Die Beeinträchtigungen der Patientin sind unstreitig kausal auf die Koloskopie zurückzuführen.

Dadurch sind die Aufwendungen wie geltend gemacht entstanden. Ihre Kosten hat die Klägerin mit einem Simulationsergebnis (Anlg.K4)) dargelegt. Die erstinstanzliche pauschale Behauptung der Beklagten zu der Entstehung von höheren Sowieso-Kosten reichte demgegenüber nicht aus. Hierauf hat bereits das Landgericht hingewiesen. Die Beklagten haben sodann auch nach weiterer ausführlicher Darlegung der Berechnungsgrundlagen dazu keine Einwendungen erhoben.

Eine Haftung der Beklagten ist damit wie erkannt gegeben.
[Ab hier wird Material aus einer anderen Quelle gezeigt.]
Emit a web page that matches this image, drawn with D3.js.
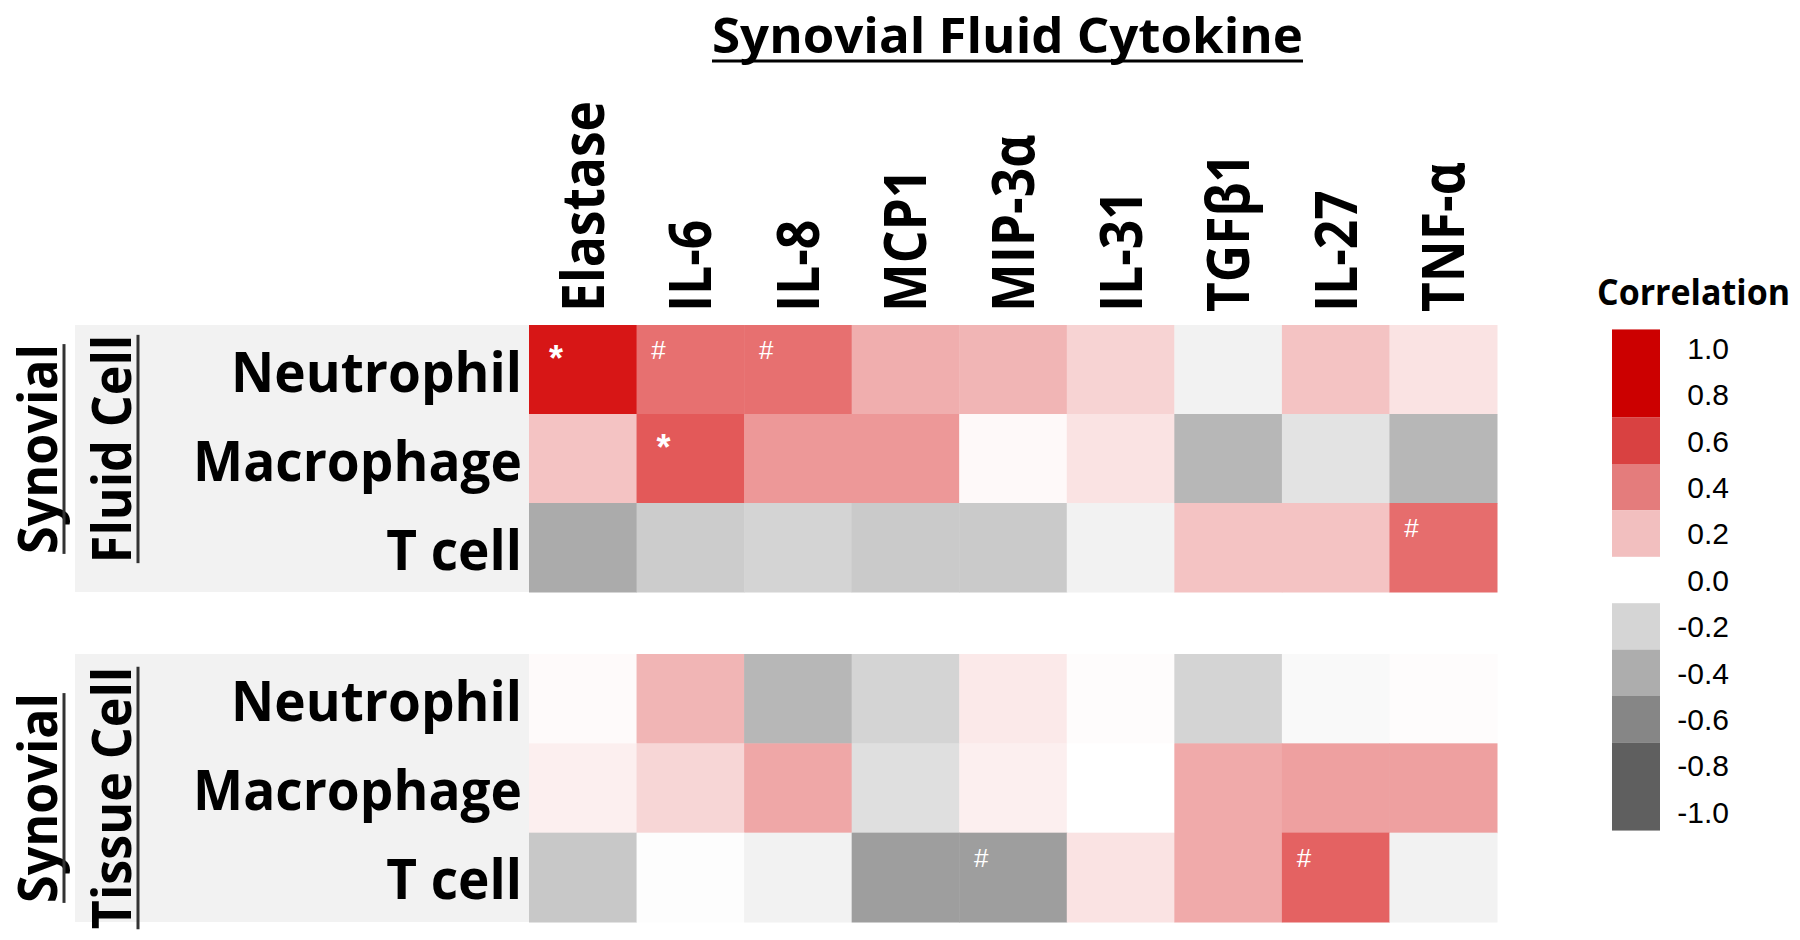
<!DOCTYPE html>
<html>
<head>
<meta charset="utf-8">
<script src="https://cdn.jsdelivr.net/npm/d3@7"></script>
<style>
  html, body { margin: 0; padding: 0; background: #ffffff; }
  svg { display: block; }
</style>
</head>
<body>
<svg id="chart" width="1800" height="940"></svg>
<script>
// ---------------- DATA ----------------
const chartTitle = "Synovial Fluid Cytokine";
const legendTitle = "Correlation";
const cytokines = ["Elastase", "IL-6", "IL-8", "MCP1", "MIP-3α", "IL-31", "TGFβ1", "IL-27", "TNF-α"];
const cellTypes = ["Neutrophil", "Macrophage", "T cell"];
const groupLabels = [["Synovial", "Fluid Cell"], ["Synovial", "Tissue Cell"]];

// correlation values, rows = cellTypes, columns = cytokines
const fluidValues = [
  [0.82, 0.43, 0.43, 0.25, 0.23, 0.14, -0.06, 0.19, 0.09],
  [0.19, 0.51, 0.31, 0.31, 0.02, 0.09, -0.35, -0.13, -0.35],
  [-0.41, -0.24, -0.20, -0.25, -0.25, -0.06, 0.19, 0.19, 0.44]
];
const tissueValues = [
  [0.015, 0.23, -0.35, -0.20, 0.07, 0.01, -0.20, -0.03, 0.01],
  [0.05, 0.13, 0.27, -0.15, 0.05, 0.00, 0.26, 0.29, 0.29],
  [-0.26, -0.01, -0.06, -0.48, -0.48, 0.09, 0.26, 0.48, -0.06]
];
// significance marks
const fluidMarks = [
  ["*", "#", "#", "", "", "", "", "", ""],
  ["", "*", "", "", "", "", "", "", ""],
  ["", "", "", "", "", "", "", "", "#"]
];
const tissueMarks = [
  ["", "", "", "", "", "", "", "", ""],
  ["", "", "", "", "", "", "", "", ""],
  ["", "", "", "", "#", "", "", "#", ""]
];

// colour scale stops
const colorDomain = [-1.0, -0.8, -0.6, -0.4, -0.2, 0.0, 0.2, 0.4, 0.6, 0.8, 1.0];
const colorRange = ["#555555", "#606060", "#878787", "#ADADAD", "#D4D4D4", "#FFFFFF",
                    "#F3C0C0", "#E87878", "#DE4040", "#D81818", "#CC0000"];

// legend
const legendTicks = [1.0, 0.8, 0.6, 0.4, 0.2, 0.0, -0.2, -0.4, -0.6, -0.8, -1.0];
const legendBinLow  = [0.7, 0.5, 0.3, 0.1, -0.3, -0.5, -0.7, -1.08];
const legendBinHigh = [1.08, 0.7, 0.5, 0.3, -0.1, -0.3, -0.5, -0.7];
const legendBinColors = ["#CC0000", "#D94141", "#E47C7C", "#F2BFBF", "#D5D5D5", "#ADADAD", "#868686", "#5F5F5F"];

// ---------------- LAYOUT ----------------
const svg = d3.select("#chart");
const FONT = "'Open Sans', 'Liberation Sans', sans-serif";
const NUMFONT = "'Liberation Sans', Arial, sans-serif";

const x = d3.scaleBand().domain(cytokines).range([529, 1497]);
const yGroups = [
  d3.scaleBand().domain(cellTypes).range([325, 592]),
  d3.scaleBand().domain(cellTypes).range([654, 922])
];
const color = d3.scaleLinear().domain(colorDomain).range(colorRange).clamp(true);
const panelLeft = 75;

const groups = [
  { values: fluidValues, marks: fluidMarks, y: yGroups[0], labels: groupLabels[0] },
  { values: tissueValues, marks: tissueMarks, y: yGroups[1], labels: groupLabels[1] }
];

// Title
svg.append("text")
  .attr("x", 712).attr("y", 53)
  .attr("font-family", FONT).attr("font-weight", 700).attr("font-size", 48)
  .attr("textLength", 591).attr("lengthAdjust", "spacingAndGlyphs")
  .attr("fill", "#000")
  .text(chartTitle);
svg.append("line")
  .attr("x1", 712).attr("x2", 1303).attr("y1", 61).attr("y2", 61)
  .attr("stroke", "#000").attr("stroke-width", 3);

// Column labels
const colLabelScale = 0.86;
svg.append("g").selectAll("text")
  .data(cytokines)
  .join("text")
  .attr("transform", d => `translate(${x(d) + x.bandwidth() / 2 + 21},312) rotate(-90) scale(${colLabelScale},1)`)
  .attr("font-family", FONT).attr("font-weight", 700).attr("font-size", 60)
  .attr("fill", "#000")
  .text(d => d);

groups.forEach((g, gi) => {
  const y = g.y;
  const [y0, y1] = y.range();
  const gg = svg.append("g");

  // gray panel behind row labels
  gg.append("rect")
    .attr("x", panelLeft).attr("y", y0)
    .attr("width", x.range()[0] - panelLeft).attr("height", y1 - y0)
    .attr("fill", "#F2F2F2");

  // cells
  const cells = [];
  g.values.forEach((row, ri) => row.forEach((v, ci) => cells.push({ r: cellTypes[ri], c: cytokines[ci], v, m: g.marks[ri][ci] })));
  gg.selectAll("rect.cell")
    .data(cells)
    .join("rect")
    .attr("class", "cell")
    .attr("x", d => x(d.c)).attr("y", d => y(d.r))
    .attr("width", x.bandwidth() + 0.5).attr("height", y.bandwidth() + 0.5)
    .attr("fill", d => color(d.v));

  // marks
  gg.selectAll("text.mark")
    .data(cells.filter(d => d.m))
    .join("text")
    .attr("class", "mark")
    .attr("x", d => x(d.c) + (d.m === "*" ? 27 : 22))
    .attr("y", d => y(d.r) + (d.m === "*" ? 46 : 34))
    .attr("text-anchor", "middle")
    .attr("font-family", NUMFONT)
    .attr("font-weight", d => d.m === "*" ? 700 : 400)
    .attr("font-size", d => d.m === "*" ? 36 : 26)
    .attr("fill", "#fff")
    .text(d => d.m);

  // row labels
  gg.selectAll("text.row")
    .data(cellTypes)
    .join("text")
    .attr("class", "row")
    .attr("transform", d => `translate(522,${y(d) + y.bandwidth() / 2 + 22}) scale(0.95,1)`)
    .attr("text-anchor", "end")
    .attr("font-family", FONT).attr("font-weight", 700).attr("font-size", 56)
    .attr("fill", "#000")
    .text(d => d);

  // group labels (rotated, underlined)
  const cy = gi === 0 ? 449 : 798;
  const baseX = [57, 131];
  g.labels.forEach((lab, li) => {
    const t = gg.append("text")
      .attr("transform", `translate(${baseX[li]},${cy}) rotate(-90) scale(0.93,1)`)
      .attr("text-anchor", "middle")
      .attr("font-family", FONT).attr("font-weight", 700).attr("font-size", 54)
      .attr("fill", "#000")
      .text(lab);
    const len = t.node().getComputedTextLength() * 0.93;
    gg.append("line")
      .attr("x1", baseX[li] + 7).attr("x2", baseX[li] + 7)
      .attr("y1", cy - len / 2).attr("y2", cy + len / 2)
      .attr("stroke", "#333").attr("stroke-width", 3);
  });
});

// Legend
const ly = d3.scaleLinear().domain([-1, 1]).range([812, 348]);
svg.append("text")
  .attr("x", 1597).attr("y", 305)
  .attr("font-family", FONT).attr("font-weight", 700).attr("font-size", 35)
  .attr("textLength", 193).attr("lengthAdjust", "spacingAndGlyphs")
  .attr("fill", "#000")
  .text(legendTitle);

svg.append("g").selectAll("rect")
  .data(legendBinColors)
  .join("rect")
  .attr("x", 1612).attr("width", 48)
  .attr("y", (d, i) => ly(legendBinHigh[i]))
  .attr("height", (d, i) => ly(legendBinLow[i]) - ly(legendBinHigh[i]))
  .attr("fill", d => d);

const fmt = d3.format(".1f");
svg.append("g").selectAll("text")
  .data(legendTicks)
  .join("text")
  .attr("x", 1729).attr("y", d => ly(d))
  .attr("dy", "0.36em")
  .attr("text-anchor", "end")
  .attr("font-family", NUMFONT).attr("font-size", 30)
  .attr("fill", "#000")
  .text(d => fmt(d).replace("−", "-"));
</script>
</body>
</html>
Die Entscheidung des Landgerichts ist nicht zu beanstanden. Die dagegen gerichtete Berufung hat keinen Erfolg.

Die Kostenentscheidung folgt aus § 97 Abs.1 ZPO; die Entscheidung über die vorläufige Vollstreckbarkeit beruht auf den §§ 708 Nr.10, 711, 543 ZPO.

Die Revision ist nicht zuzulassen, weil die Rechtssache keine grundsätzliche Bedeutung hat und auch keine Entscheidung des Revisionsgerichts zur Fortbildung des Rechts oder zur Sicherung einer einheitlichen Rechtsprechung erfordert.